Alors j’ai quitté la péninsule avec le traversier pour poursuivre ma route vers le sud. Je suis arrêté quelques jours à Sayulita pour surfer, et ensuite à Puerto Vallarta où j’ai eu l’occasion de passer du temps avec quelques membres ma famille en visite. Ensuite, j’ai quitté la côte vers le petit village pittoresque de Patzcuaro, lieu bien connu pour la célébration de la fête des Morts, et Mexico City, la vibrante capitale du pays. Puis je suis tranquillement retourné vers la mer en passant entre les volcans Popocatépetl et Iztaccihuatl, les gardiens de la vallée de Mexico, selon les Aztèques. D’ailleurs, on les aperçoit très bien depuis Puebla, ville coloniale stratégique où les conquistadores ont construit une grosse église au sommet d’une pyramide vieille de 3000 ans pour imposer le christianisme dans la région. Ensuite Oaxaca, le berceau de la culture indigène et sa magnifique cité Zapotèque perchée sur une montagne. J’ai retrouvé la côte pacifique un peu plus loin à Puerto Escondido où nous avons dû nous réfugier dans une chambre d’hôtel, Zia et moi, lors du passage d’un ouragan dévastateur qui fonçait directement sur nous. Puis on est passé à San Cristobal de Las casas, une belle ville typique à l’ambiance bohème, juste avant d’atteindre la frontière. Un nouveau jalon d’atteint d’ailleurs, alors qu’on allait quitter le continent nord-américain !

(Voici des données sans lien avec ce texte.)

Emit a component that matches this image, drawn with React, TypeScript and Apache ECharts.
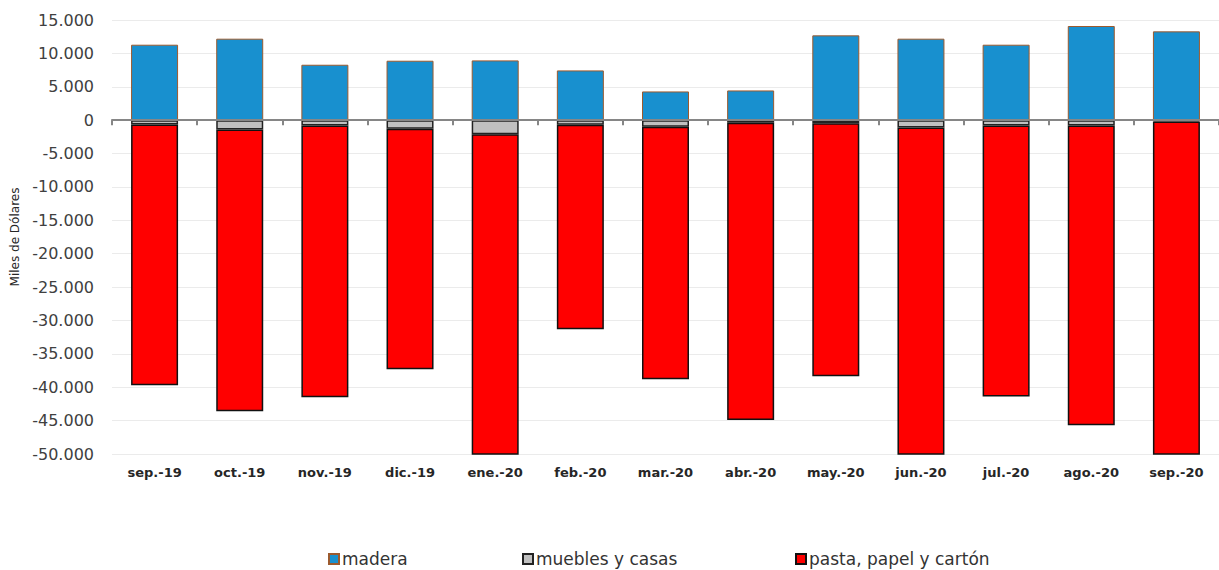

L’air de rien, c’est grand le Mexique ! On ne dirait pas quand on regarde une mappemonde classique, mais aplatir une boule dans un rectangle, ça change les perspectives. Difficile d’imaginer que la distance entre Tijuana et la frontière Guatémaltèque équivaut environ à celle qui sépare Québec de Vancouver… et les milliers de topez qui vous barrent le chemin sans arrêt vous rappellent sans cesse qu’ici, on doit changer de rythme.

Ça m’aura pris six mois pour explorer le pays du nord au sud. C’était la limite permise par mon visa d’ailleurs, assez pour que mon niveau d’espagnol grimpe d’un échelon !

À partir de maintenant, appelez-moi Benito.